In April, TIME Magazine listed James as one of the “100 Most Influential People in the World,” and as of this week, James’ trilogy holds the top three spots on the New York Times best-seller lists for “Combined Print & E-Book Fiction,” “Paperback Trade Fiction,” “E-Book Fiction” and “Combined Hardcover & Paperback Fiction.”

The series is being translated into some 30 languages, a movie is in the works and it has provided fodder for Dr. Drew on The Today Show and the 82-year-old Barbara Walters on The View. It even received the popular-culture stamp of approval via a Saturday Night Live parody.

To be clear, the book is not for the faint of heart or sexually reserved. It is very graphic and steps well beyond the bedroom boundaries most of us keep. In fact, Fifty Shades of Grey has been banned – so far – by public libraries in Florida, Georgia and Wisconsin, but perhaps that only adds to its allure.

And while the content is titillating, to say the least, the writing is far from high brow. I’ve heard many women voice the same assessment as Huffington Post writer Julie Gerstenblatt, who recently noted, “I thought it was awfully written and yet I couldn’t put it down.”

The good news is that adult women who rarely pick up books are now reading voraciously. And, as someone who would love to write a novel someday, I’m all for the publishing industry’s survival.

Here in the Seattle area – where much of the books’ activity takes place – Shades of Grey has become Topic A among moms at the gym, the grocery store, charity league meetings and dinner parties.

The phenomenon has spread across the nation. In fact, last week an LA-area friend posted a Facebook photo indicating that a dozen or so of her book club members tackled a 50 Shades discussion with cold beverages in a hot tub. Now that’s a meeting I would have liked.

As for my own book club, our tastes have recently ranged from The Help to The Immortal Life of Henrietta Lacks. We advocate a low-pressure approach – understanding that most of us juggle zillions of obligations – and stress attendance and fun over book completion. And so, over the past few weeks, when I have run into my fellow book clubbers in public, conversations have taken place in hushed tones: “Are you reading it?”; “How far are you?”; and “I couldn’t put it down, and now I’m finishing the third book.”

In truth, I haven’t found much inspiration from the book.
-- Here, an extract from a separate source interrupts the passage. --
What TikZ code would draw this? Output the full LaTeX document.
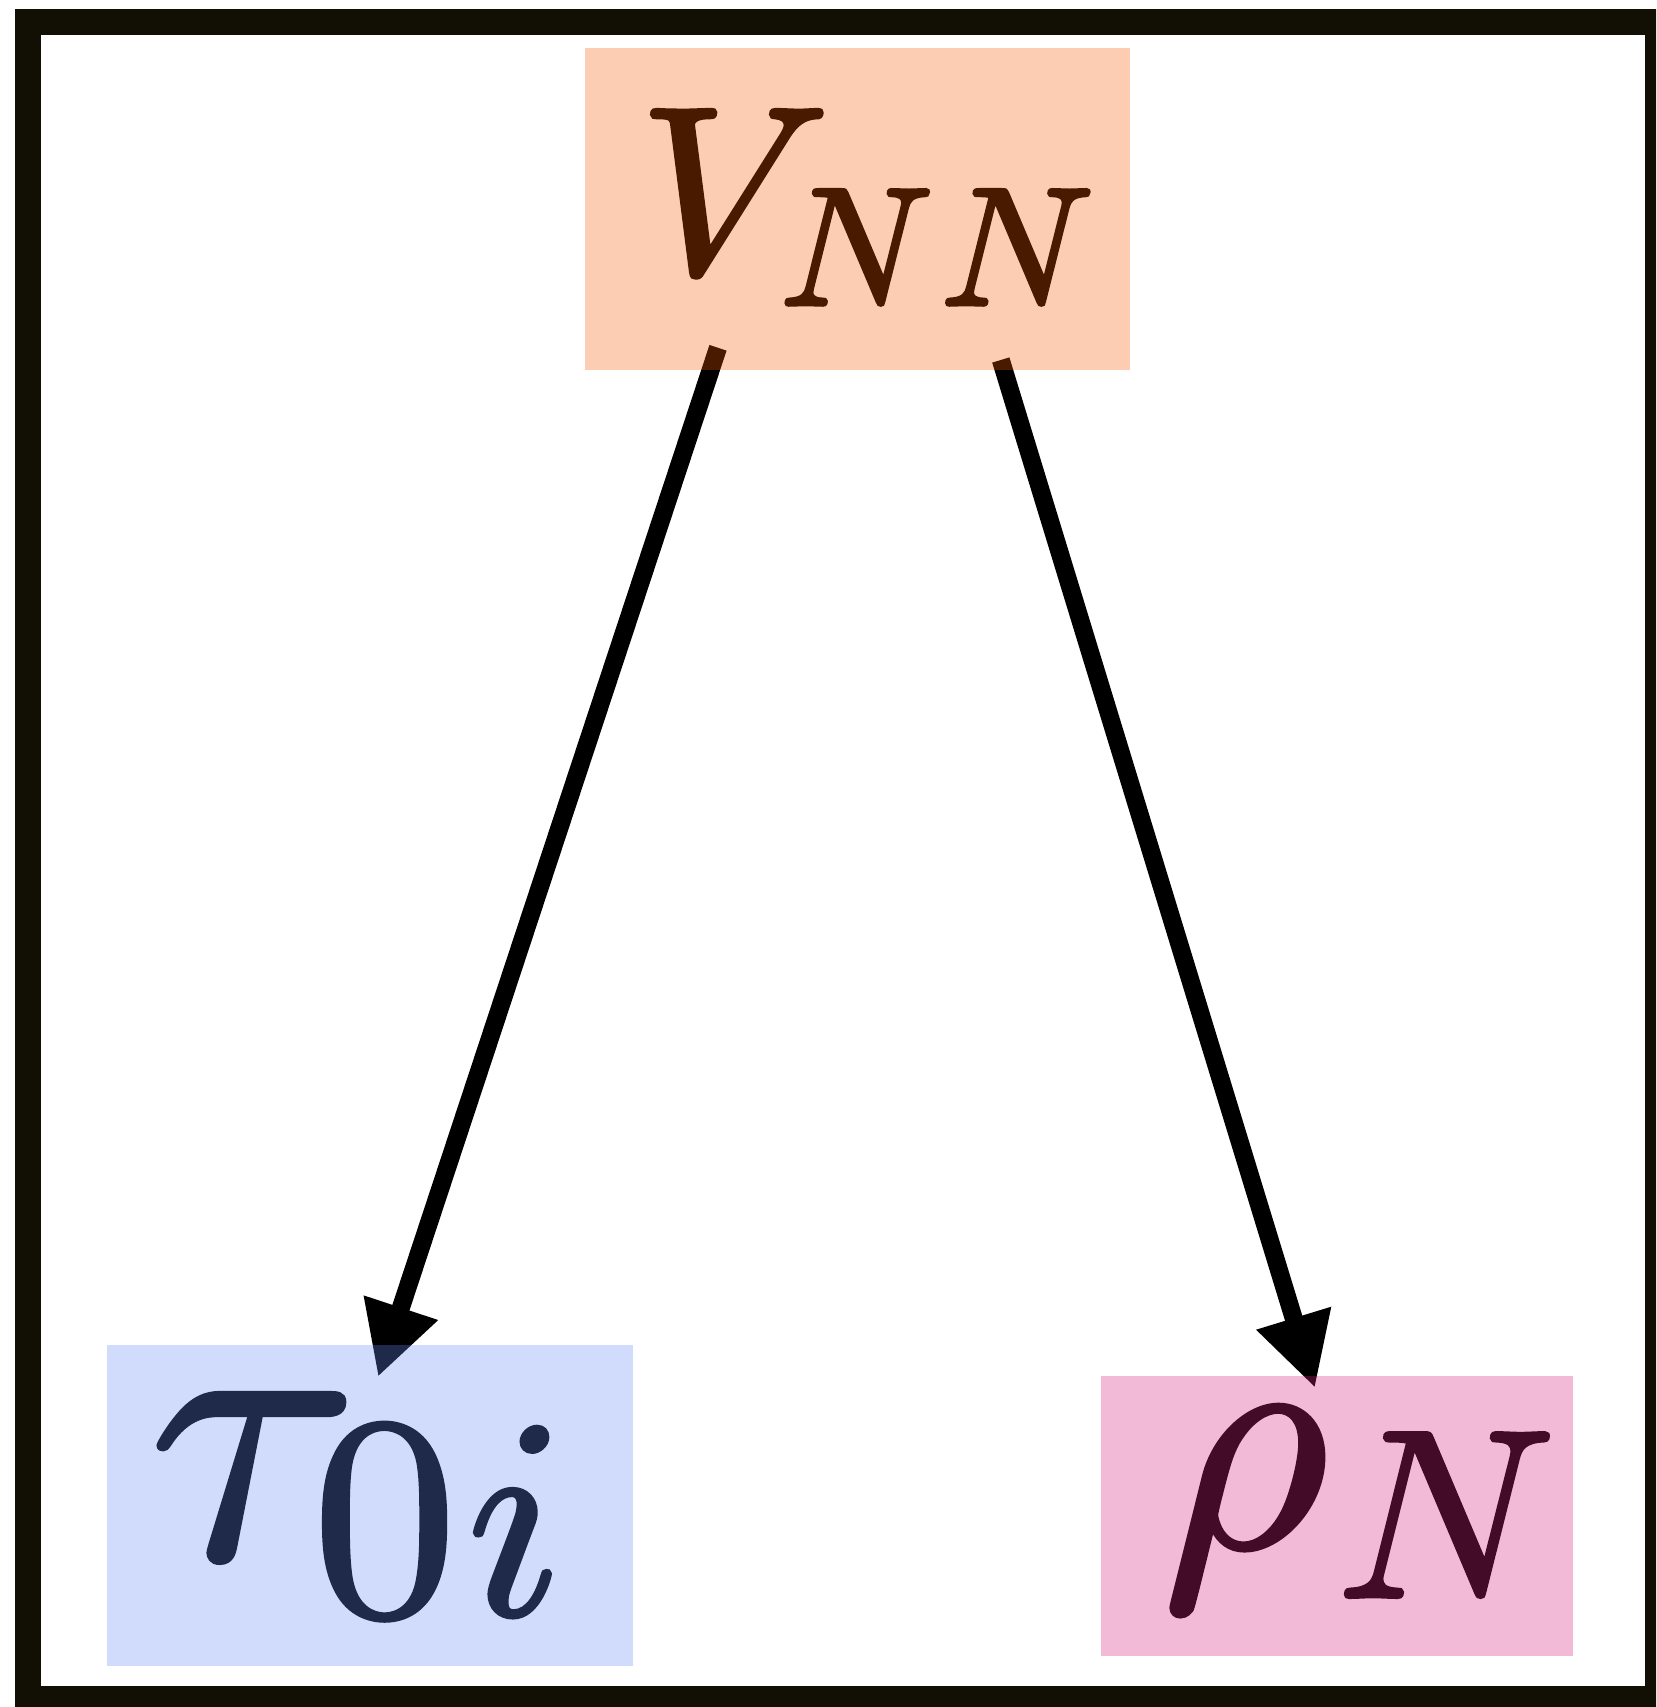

I am, and always will be, a somewhat prude Midwesterner at heart (just ask some of my former boyfriends). I don’t dream about Christian Grey, and I certainly don’t fantasize about cheating on my husband of 21 years.

And, yet, I’m still reading – mostly on the elliptical at the gym – and I’m determined to finish the book before my club’s meeting.  Maybe that’s the point: because my book club and just about every other 30-plus woman in America is reading Fifty Shades of Grey, I’ve given myself permission to do so, too. And maybe I should have recommended it to that woman on the plane.